Stephenson Harwood in HSBC-iSPL outsourcing

Stephenson Harwood has advised HSBC on the outsourcing of its entire cheque and credit clearing business to Intelligent Processing Solutions Ltd (iSPL), a subsidiary of Unisys, in a deal believed to be worth hundreds of millions of pounds.
A team of 10 lawyers worked non-stop for seven months on the project, completing it at the end of last November. The team was led by James Robertson, the firm's head of business technology.
The project involved the transfer of more than 2,000 employees and equipment from seven processing centres across the country, creating a wide range of legal issues. These included property and commercial matters, the transfer of employee pay and pension systems and competition issues.
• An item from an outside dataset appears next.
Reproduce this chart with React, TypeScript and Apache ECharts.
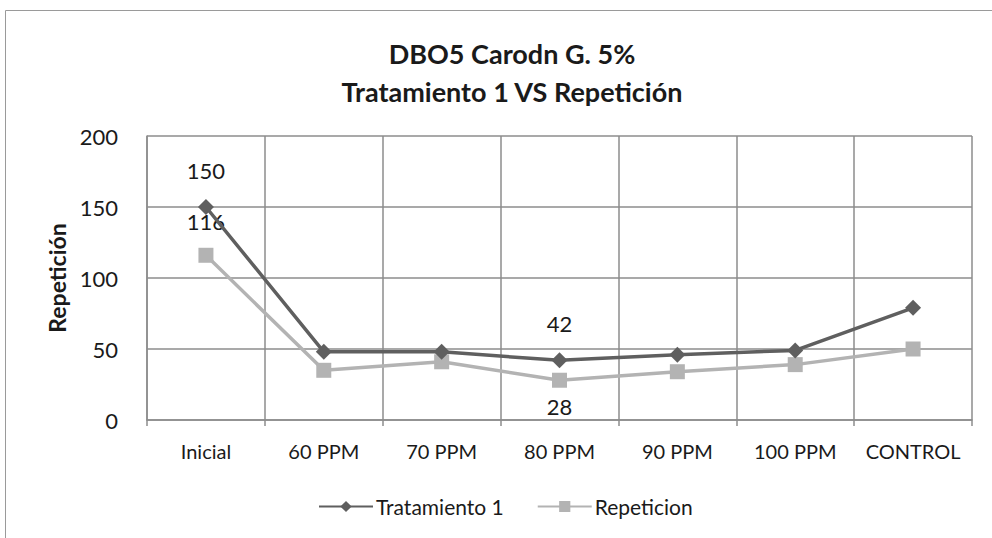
import React, { useEffect, useRef } from "react";
import * as echarts from "echarts";

const categories = ["Inicial", "60 PPM", "70 PPM", "80 PPM", "90 PPM", "100 PPM", "CONTROL"];
const tratamiento1 = [150, 48, 48, 42, 46, 49, 79];
const repeticion = [116, 35, 41, 28, 34, 39, 50];
const tratamientoLabelIdx = [0, 3];
const repeticionLabelIdx = [0, 3];
const yTicks = { min: 0, max: 200, interval: 50 };

const FONT = "Lato, 'Open Sans', sans-serif";

export default function App() {
  const ref = useRef<HTMLDivElement>(null);
  useEffect(() => {
    if (!ref.current) return;
    const chart = echarts.init(ref.current, null, { renderer: "svg" });
    const darkC = "#5f5f5f";
    const lightC = "#b3b3b3";
    const txt = "#1a1a1a";
    chart.setOption({
      animation: false,
      backgroundColor: "#ffffff",
      textStyle: { fontFamily: FONT },
      title: {
        text: "DBO5 Carodn G. 5%\nTratamiento 1 VS Repetición",
        left: 507,
        textAlign: "center",
        top: 29,
        textStyle: { fontSize: 27, fontWeight: "bold", color: txt, lineHeight: 38, fontFamily: FONT },
      },
      graphic: [
        {
          type: "rect",
          shape: { x: 5.5, y: 10.5, width: 1000, height: 600 },
          style: { fill: "none", stroke: "#9a9a9a", lineWidth: 1 },
          silent: true,
        },
      ],
      legend: {
        top: 491,
        left: 313,
        itemWidth: 54,
        itemHeight: 14,
        itemGap: 33,
        textStyle: { fontSize: 21, color: txt, fontFamily: FONT, padding: [0, 0, 0, -2] },
        data: ["Tratamiento 1", "Repeticion"],
      },
      grid: { left: 147, right: 20, top: 136, bottom: 118 },
      xAxis: {
        type: "category",
        data: categories,
        boundaryGap: true,
        axisLine: { lineStyle: { color: "#8c8c8c", width: 1.5 } },
        axisTick: { show: true, interval: 0, length: 6, lineStyle: { color: "#8c8c8c", width: 1.5 } },
        splitLine: { show: true, interval: 0, lineStyle: { color: "#8c8c8c", width: 1.5 } },
        axisLabel: { interval: 0, fontSize: 20, color: txt, margin: 21, fontFamily: FONT },
      },
      yAxis: {
        type: "value",
        min: yTicks.min,
        max: yTicks.max,
        interval: yTicks.interval,
        name: "Repetición",
        nameLocation: "middle",
        nameGap: 76,
        nameRotate: 90,
        nameTextStyle: { fontSize: 23, fontWeight: "bold", color: txt, fontFamily: FONT },
        axisLine: { show: true, lineStyle: { color: "#8c8c8c", width: 1.5 } },
        axisTick: { show: false },
        splitLine: { show: true, lineStyle: { color: "#8c8c8c", width: 1.5 } },
        axisLabel: { fontSize: 22, color: txt, margin: 29, fontFamily: FONT },
      },
      series: [
        {
          name: "Tratamiento 1",
          type: "line",
          symbol: "diamond",
          symbolSize: 16,
          color: darkC,
          lineStyle: { color: darkC, width: 3.5 },
          itemStyle: { color: darkC },
          data: tratamiento1.map((v, i) => ({
            value: v,
            label: {
              show: tratamientoLabelIdx.includes(i),
              position: "top",
              distance: 18,
              fontSize: 22,
              color: txt,
              fontFamily: FONT,
            },
          })),
          z: 3,
        },
        {
          name: "Repeticion",
          type: "line",
          symbol: "rect",
          symbolSize: 15,
          color: lightC,
          lineStyle: { color: lightC, width: 3.5 },
          itemStyle: { color: lightC },
          data: repeticion.map((v, i) => ({
            value: v,
            label: {
              show: repeticionLabelIdx.includes(i),
              position: i === 3 ? "bottom" : "top",
              distance: i === 3 ? 8 : 15,
              fontSize: 22,
              color: txt,
              fontFamily: FONT,
            },
          })),
          z: 2,
        },
      ],
    });
    return () => chart.dispose();
  }, []);
  return (
    <div
      ref={ref}
      style={{ position: "fixed", left: 0, top: 0, width: 992, height: 538, background: "#fff" }}
    />
  );
}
The move gives HSBC a significant percentage of the cheque clearing market.
UK general counsel for Unisys Sandra Teichman led the team of in-house lawyers for iSPL.
Stephenson Harwood is a member of the bank's eight-strong panel, which was rigorously reviewed last May.
In a bid to reduce fees, HSBC group general manager for legal compliance Richard Bennett demanded a global discount. In return, panel members – including Clifford Chance, Freshfields Bruckhaus Deringer and Linklaters – were promised the chance to pitch for work outside London.
Robertson said he thought his firm had been chosen to advise on the project because it tended to advise on “most of the bank's business technology-related work”.
Following an informal pitch last year, Stephenson Harwood's employment and pensions group advised HSBC on the outsourcing of its cash processing business. The firm also acted for the $1bn (£708.3m) Merrill Lynch-HSBC joint venture on the establishment of its global internet banking operation.
Allen & Overy has also advised HSBC on some of its internet-related projects in recent years. These include the setting up of the bank's internet offering HSBC.com in 2000, as well as its partnership with Yahoo! in August 2001, which launched an international payment system that enabled money to be transferred by email directly.
Bennett at HSBC said the bank was impressed by Stephenson Harwood's work, adding that HSBC is not planning another panel review for some time.